Building on his halfback’s speed and vision, Matulino got the ball across to RTS, who finally got a chance to capitalise upon his trademark footwork by skidding and swerving amongst the Eels’ big men, taking advantage of their enhanced minutes and clear exhaustion to slam the ball over the line and make up for what had been a bit of a spotty night for him as well. With Johnson slotting the ball cleanly through the posts we were left with a two-point game, forcing the Eels to bunker down and make the most of their depleted lineup more courageously than at any point over the game thus far.
It was a testament to Gutherson’s dexterity at five-eighth, then, when he managed to put down the final try one minute out from the siren, after Scott intercepted a messy pass from Mannering to Johnson and the Eels were awarded a subsequent penalty, and decided to opt for another six rather than simply add two more points to their two point lead.

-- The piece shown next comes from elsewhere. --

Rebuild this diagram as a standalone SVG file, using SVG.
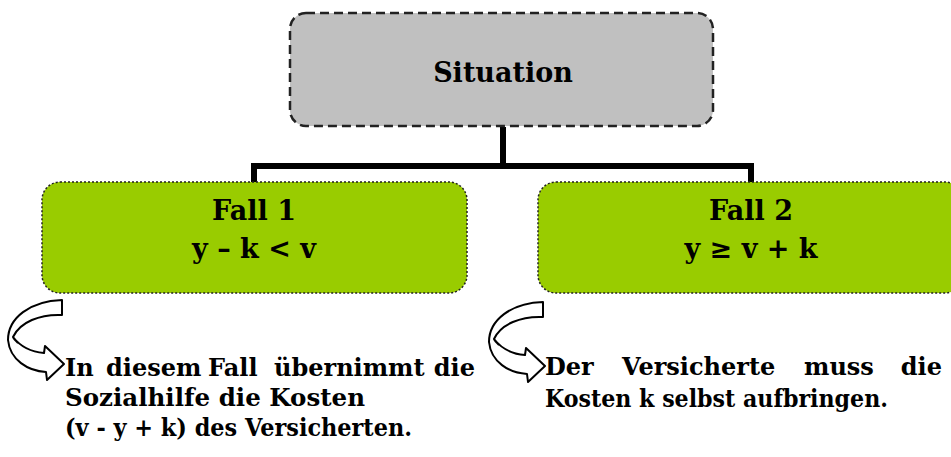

It paid off, too, a couple of tackles later, when a quick play-the-ball from Edwards saw Gutherson scooting over the line out of dummy half, dodging between RTS, Matulino and Hoffman for a dexterous compression of Roger the Dodger’s own damaging run eight minutes before.
With Gutherson converting his own try right on the siren, it made for one of the bravest Eels games all year, with the blue and gold army somehow managing to come away with a substantial win despite a full quarter of their players being unavailable or inconsistently available. The victory was all the more impressive, too, in that the Warriors had enjoyed two surges, one in each half, in what must be one of their most heartbreaking losses of the year, and a massive motivation to bring their all against the Titans at Cbus in Round 14.